The real world problem that I believe data science would aid in significantly is in the area of public food in the US - specifically, if there is a future need for more food banks and other public food institutions. Homelessness and hunger are big problems in the US today. According to Feeding America, 100% of US counties have some kind of food insecurity, and the amount of food insecurity is said to be exponentially increasing due to the COVID-19 pandemic. Furthermore, in 2021, 53 million people used food banks and other programs. The US government is said to spend around $111 billion annually on the Supplemental Nutrition Assistance Program (SNAP) and other food assistance programs, according to this source. Data science would prove to be very useful in order to see the trends of this real world problem and see if more money should be budgeted towards food assistance, and if more food banks/community programs should be implemented across the country.
import pandas as pd
df_food = pd.read_csv('SNAP_history_1969_2019.csv')
df_food.head(5)
Fiscal Year | Average Participation | Average Benefit Per Person | Total Benefits(M) | Other Costs | Total Costs(M) | |
---|---|---|---|---|---|---|
0 | 1969 | 2,878 | 6.63 | 228.80 | 21.70 | 250.50 |
1 | 1970 | 4,340 | 10.55 | 549.70 | 27.20 | 576.90 |
2 | 1971 | 9,368 | 13.55 | 1,522.70 | 53.20 | 1,575.90 |
3 | 1972 | 11,109 | 13.48 | 1,797.30 | 69.40 | 1,866.70 |
4 | 1973 | 12,166 | 14.60 | 2,131.40 | 76.00 | 2,207.40 |
data_dict = {}
data_dict["Fiscal Year"] = "the fiscal year in which these statistics were collected"

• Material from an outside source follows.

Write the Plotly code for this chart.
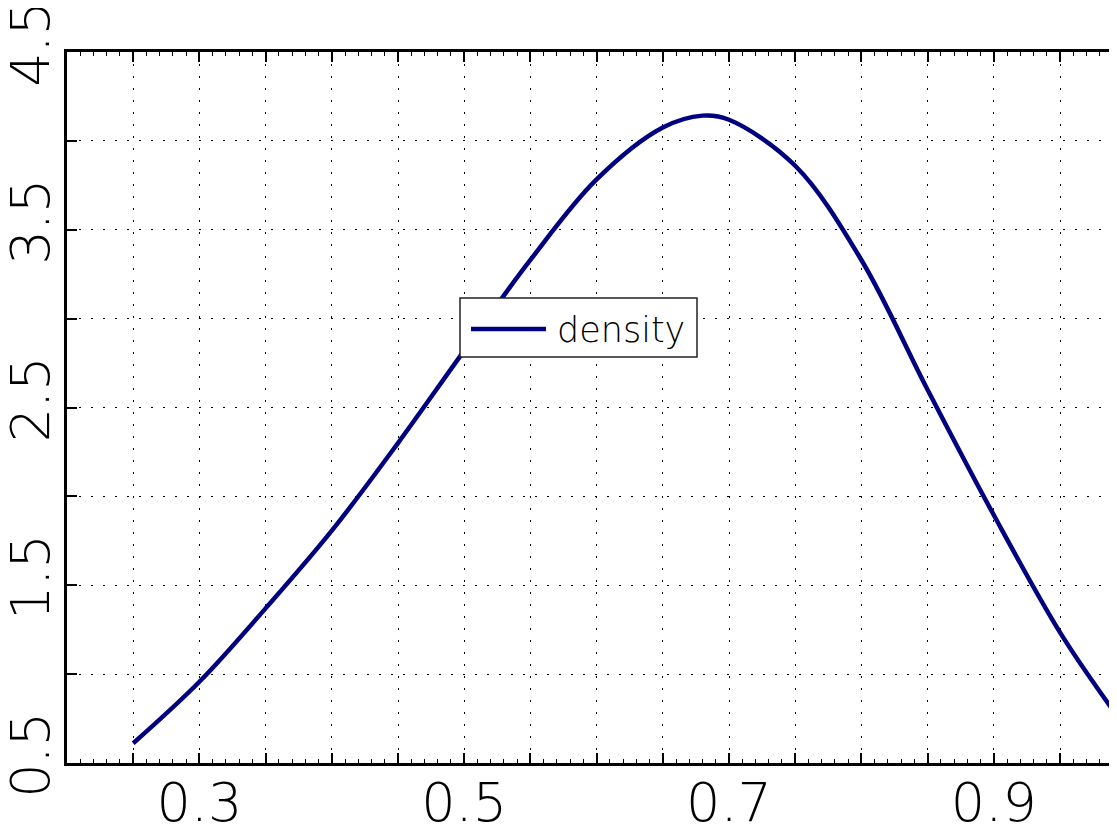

data_dict["Average Participation"] = "the average amount of people in thousands that made use of food assistance programs in the given fiscal year"
data_dict["Average Benefit Per Person"] = "the average monthly dollars that a person would receive"
data_dict["Total Benefits"] = "the total benefits in a given year in millions of USD"
data_dict["Other Costs"] = "the cost to run the food programs, not including the cost for food itself, in millions of USD"
data_dict["Total Costs"] = "the total cost to run the food programs in millions of USD"
data_dict
{'Fiscal Year': 'the fiscal year in which these statistics were collected', 'Average Participation': 'the average amount of people in thousands that made use of food assistance programs in the given fiscal year', 'Average Benefit Per Person': 'the average monthly dollars that a person would receive', 'Total Benefits': 'the total benefits in a given year in millions of USD', 'Other Costs': 'the cost to run the food programs, not including the cost for food itself, in millions of USD', 'Total Costs': 'the total cost to run the food programs in millions of USD'}
This data set would allow us to see trends in the use of food assistance programs across the US, specifically SNAP and WIC. We could look at the average participation and adjust the total benefits and costs for inflation where all years are adjusted to a specific year's inflation rate, and then from there create a visual aid/graph that would allow us to see the average costs and benefits per person per year. Based on this, we could also predict future values for each of the keys and come to a conclusion of whether or not more food programs or food banks are needed across the country.